Thoughts

Outreach360 Lessons from a Bootstrapped SaaS

What scaled, what broke, and what I would repeat from building Outreach360 from January 2020 to my exit in mid-2024.

Outreach360 Lessons from a Bootstrapped SaaS

Outreach360 started small and evolved step by step: Excel add-on, Python executable, server app, split frontend/backend, then full self-serve SaaS.

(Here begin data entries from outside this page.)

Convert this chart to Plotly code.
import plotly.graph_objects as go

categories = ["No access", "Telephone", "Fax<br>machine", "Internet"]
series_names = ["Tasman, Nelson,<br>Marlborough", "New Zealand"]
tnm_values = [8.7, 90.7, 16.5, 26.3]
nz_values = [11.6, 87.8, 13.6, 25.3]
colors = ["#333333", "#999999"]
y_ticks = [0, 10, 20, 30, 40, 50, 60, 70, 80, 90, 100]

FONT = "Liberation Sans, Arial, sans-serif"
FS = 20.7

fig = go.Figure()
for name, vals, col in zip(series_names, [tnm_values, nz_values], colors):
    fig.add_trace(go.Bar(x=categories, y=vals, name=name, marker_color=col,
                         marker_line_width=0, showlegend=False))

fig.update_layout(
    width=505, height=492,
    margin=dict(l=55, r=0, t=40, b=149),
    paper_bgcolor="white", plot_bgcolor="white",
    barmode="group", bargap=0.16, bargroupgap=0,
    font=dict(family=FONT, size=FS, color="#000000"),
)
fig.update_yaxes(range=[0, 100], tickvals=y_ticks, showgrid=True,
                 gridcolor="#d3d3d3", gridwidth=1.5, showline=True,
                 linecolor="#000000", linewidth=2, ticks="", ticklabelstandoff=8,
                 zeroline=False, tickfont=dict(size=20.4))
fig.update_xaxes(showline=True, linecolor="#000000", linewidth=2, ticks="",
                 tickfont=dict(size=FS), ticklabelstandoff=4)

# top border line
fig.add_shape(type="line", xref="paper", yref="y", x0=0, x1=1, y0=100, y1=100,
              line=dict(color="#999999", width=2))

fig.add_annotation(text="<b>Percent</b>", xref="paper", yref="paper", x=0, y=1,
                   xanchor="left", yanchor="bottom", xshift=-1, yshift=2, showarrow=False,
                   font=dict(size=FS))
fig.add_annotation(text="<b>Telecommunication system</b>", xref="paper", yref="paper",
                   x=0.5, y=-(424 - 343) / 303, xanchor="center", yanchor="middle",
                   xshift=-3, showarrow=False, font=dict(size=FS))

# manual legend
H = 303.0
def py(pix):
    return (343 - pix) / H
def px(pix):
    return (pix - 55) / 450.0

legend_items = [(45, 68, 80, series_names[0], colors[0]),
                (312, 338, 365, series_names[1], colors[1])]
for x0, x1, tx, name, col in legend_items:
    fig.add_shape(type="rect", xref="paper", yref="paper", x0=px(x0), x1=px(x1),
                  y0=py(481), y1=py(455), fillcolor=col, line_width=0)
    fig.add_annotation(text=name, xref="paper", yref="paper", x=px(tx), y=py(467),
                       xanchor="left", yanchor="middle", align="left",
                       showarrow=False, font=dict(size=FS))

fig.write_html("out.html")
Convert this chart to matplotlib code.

That path worked because we built for the stage we were actually in, not for the stage we hoped to reach one day.

What worked

  • Stage-appropriate architecture: We changed stack and structure when the current setup became a bottleneck, not before.
  • Quality over volume: Many systems in the space produced spam at higher raw volume. We focused on contextually relevant outreach tailored to recipients.
  • Healthy business model early: We stayed bootstrapped, kept margins above 50%, and avoided growth that would have forced weak decisions.

What hurt

  • Hiring too late: I waited too long and ended up in a deadlock: too much workload to continue sustainably, too little bandwidth to onboard properly.
  • Delayed operationalization in some areas: As customer count grows, support and product communication become product features, not side tasks.
  • Hidden assumptions during growth steps: Every transition surfaced assumptions that were fine at the last stage and wrong at the next one.

Concrete lessons I still use

  1. Build for now, design for change. Solve current constraints in a clean way, but keep replacement paths open.
  2. Treat quality as a strategy, not a nice-to-have. Relevance and trust compound; spam and shortcuts do too.
  3. Hire before the bottleneck becomes existential. If onboarding feels impossible, you already waited too long.
  4. Expect transitions, don't fear them. Product shape and architecture will change if the company is healthy.
  5. Pick problem spaces you care about long-term. A business can be successful and still not be your long-term fit.

From January 2020 to my exit in mid-2024, we served around 30 active customers and processed about 5 million records per month. The company still runs today.